-- begin --

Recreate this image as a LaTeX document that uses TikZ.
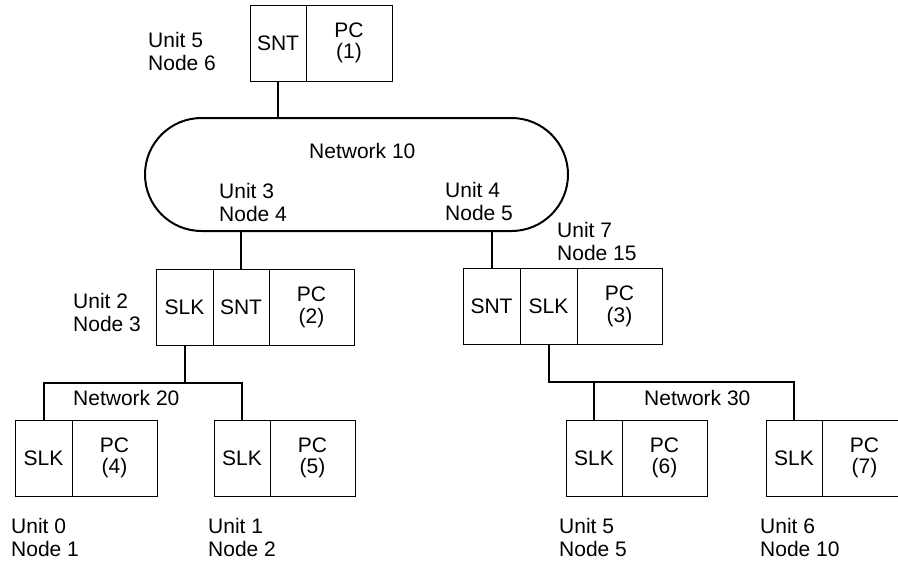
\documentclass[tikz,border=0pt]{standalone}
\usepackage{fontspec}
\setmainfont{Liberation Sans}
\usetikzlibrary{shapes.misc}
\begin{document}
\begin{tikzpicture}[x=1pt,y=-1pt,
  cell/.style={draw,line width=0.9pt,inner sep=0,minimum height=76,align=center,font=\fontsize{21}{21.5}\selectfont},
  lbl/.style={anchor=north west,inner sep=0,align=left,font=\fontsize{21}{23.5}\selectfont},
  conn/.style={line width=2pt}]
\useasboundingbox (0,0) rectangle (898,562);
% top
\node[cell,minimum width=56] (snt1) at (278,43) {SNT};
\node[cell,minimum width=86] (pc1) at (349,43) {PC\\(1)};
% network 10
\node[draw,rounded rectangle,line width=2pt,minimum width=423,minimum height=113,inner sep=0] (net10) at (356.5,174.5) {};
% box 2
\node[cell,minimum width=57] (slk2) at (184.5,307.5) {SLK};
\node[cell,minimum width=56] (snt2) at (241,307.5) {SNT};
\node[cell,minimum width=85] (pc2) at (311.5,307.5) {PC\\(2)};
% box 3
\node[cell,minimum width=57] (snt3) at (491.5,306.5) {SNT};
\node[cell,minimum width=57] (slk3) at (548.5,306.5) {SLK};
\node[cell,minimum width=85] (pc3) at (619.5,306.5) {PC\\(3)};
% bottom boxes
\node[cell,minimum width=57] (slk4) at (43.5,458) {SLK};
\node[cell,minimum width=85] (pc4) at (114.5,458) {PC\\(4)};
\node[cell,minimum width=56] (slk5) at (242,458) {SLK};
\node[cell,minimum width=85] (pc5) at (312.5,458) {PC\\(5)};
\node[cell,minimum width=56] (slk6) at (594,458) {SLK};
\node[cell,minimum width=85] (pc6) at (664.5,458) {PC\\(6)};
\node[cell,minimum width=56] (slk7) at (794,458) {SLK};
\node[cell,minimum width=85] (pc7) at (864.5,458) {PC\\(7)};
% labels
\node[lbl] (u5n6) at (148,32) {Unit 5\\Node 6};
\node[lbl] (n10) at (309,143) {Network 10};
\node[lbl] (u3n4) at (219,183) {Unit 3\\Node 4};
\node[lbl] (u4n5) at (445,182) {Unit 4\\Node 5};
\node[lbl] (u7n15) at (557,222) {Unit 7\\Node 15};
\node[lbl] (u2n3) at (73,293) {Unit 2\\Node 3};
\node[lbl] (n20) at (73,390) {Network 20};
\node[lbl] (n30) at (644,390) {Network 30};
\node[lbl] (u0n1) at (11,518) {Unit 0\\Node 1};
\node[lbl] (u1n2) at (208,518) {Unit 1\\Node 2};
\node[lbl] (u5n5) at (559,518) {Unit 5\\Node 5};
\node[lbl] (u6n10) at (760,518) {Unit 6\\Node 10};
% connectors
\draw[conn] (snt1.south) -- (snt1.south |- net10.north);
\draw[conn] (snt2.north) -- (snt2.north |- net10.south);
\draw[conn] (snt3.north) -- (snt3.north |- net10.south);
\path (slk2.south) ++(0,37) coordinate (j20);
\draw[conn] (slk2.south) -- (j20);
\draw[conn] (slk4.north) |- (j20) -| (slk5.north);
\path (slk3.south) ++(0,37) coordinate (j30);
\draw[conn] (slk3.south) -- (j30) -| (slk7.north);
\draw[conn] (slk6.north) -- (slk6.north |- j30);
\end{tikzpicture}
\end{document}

-- end --

**Task goal:** Go through the material above and print all of it exactly, except the pictures.

**Task solution:**
Recreate this image as a LaTeX document that uses TikZ.
\documentclass[tikz,border=0pt]{standalone}
\usepackage{fontspec}
\setmainfont{Liberation Sans}
\usetikzlibrary{shapes.misc}
\begin{document}
\begin{tikzpicture}[x=1pt,y=-1pt,
  cell/.style={draw,line width=0.9pt,inner sep=0,minimum height=76,align=center,font=\fontsize{21}{21.5}\selectfont},
  lbl/.style={anchor=north west,inner sep=0,align=left,font=\fontsize{21}{23.5}\selectfont},
  conn/.style={line width=2pt}]
\useasboundingbox (0,0) rectangle (898,562);
% top
\node[cell,minimum width=56] (snt1) at (278,43) {SNT};
\node[cell,minimum width=86] (pc1) at (349,43) {PC\\(1)};
% network 10
\node[draw,rounded rectangle,line width=2pt,minimum width=423,minimum height=113,inner sep=0] (net10) at (356.5,174.5) {};
% box 2
\node[cell,minimum width=57] (slk2) at (184.5,307.5) {SLK};
\node[cell,minimum width=56] (snt2) at (241,307.5) {SNT};
\node[cell,minimum width=85] (pc2) at (311.5,307.5) {PC\\(2)};
% box 3
\node[cell,minimum width=57] (snt3) at (491.5,306.5) {SNT};
\node[cell,minimum width=57] (slk3) at (548.5,306.5) {SLK};
\node[cell,minimum width=85] (pc3) at (619.5,306.5) {PC\\(3)};
% bottom boxes
\node[cell,minimum width=57] (slk4) at (43.5,458) {SLK};
\node[cell,minimum width=85] (pc4) at (114.5,458) {PC\\(4)};
\node[cell,minimum width=56] (slk5) at (242,458) {SLK};
\node[cell,minimum width=85] (pc5) at (312.5,458) {PC\\(5)};
\node[cell,minimum width=56] (slk6) at (594,458) {SLK};
\node[cell,minimum width=85] (pc6) at (664.5,458) {PC\\(6)};
\node[cell,minimum width=56] (slk7) at (794,458) {SLK};
\node[cell,minimum width=85] (pc7) at (864.5,458) {PC\\(7)};
% labels
\node[lbl] (u5n6) at (148,32) {Unit 5\\Node 6};
\node[lbl] (n10) at (309,143) {Network 10};
\node[lbl] (u3n4) at (219,183) {Unit 3\\Node 4};
\node[lbl] (u4n5) at (445,182) {Unit 4\\Node 5};
\node[lbl] (u7n15) at (557,222) {Unit 7\\Node 15};
\node[lbl] (u2n3) at (73,293) {Unit 2\\Node 3};
\node[lbl] (n20) at (73,390) {Network 20};
\node[lbl] (n30) at (644,390) {Network 30};
\node[lbl] (u0n1) at (11,518) {Unit 0\\Node 1};
\node[lbl] (u1n2) at (208,518) {Unit 1\\Node 2};
\node[lbl] (u5n5) at (559,518) {Unit 5\\Node 5};
\node[lbl] (u6n10) at (760,518) {Unit 6\\Node 10};
% connectors
\draw[conn] (snt1.south) -- (snt1.south |- net10.north);
\draw[conn] (snt2.north) -- (snt2.north |- net10.south);
\draw[conn] (snt3.north) -- (snt3.north |- net10.south);
\path (slk2.south) ++(0,37) coordinate (j20);
\draw[conn] (slk2.south) -- (j20);
\draw[conn] (slk4.north) |- (j20) -| (slk5.north);
\path (slk3.south) ++(0,37) coordinate (j30);
\draw[conn] (slk3.south) -- (j30) -| (slk7.north);
\draw[conn] (slk6.north) -- (slk6.north |- j30);
\end{tikzpicture}
\end{document}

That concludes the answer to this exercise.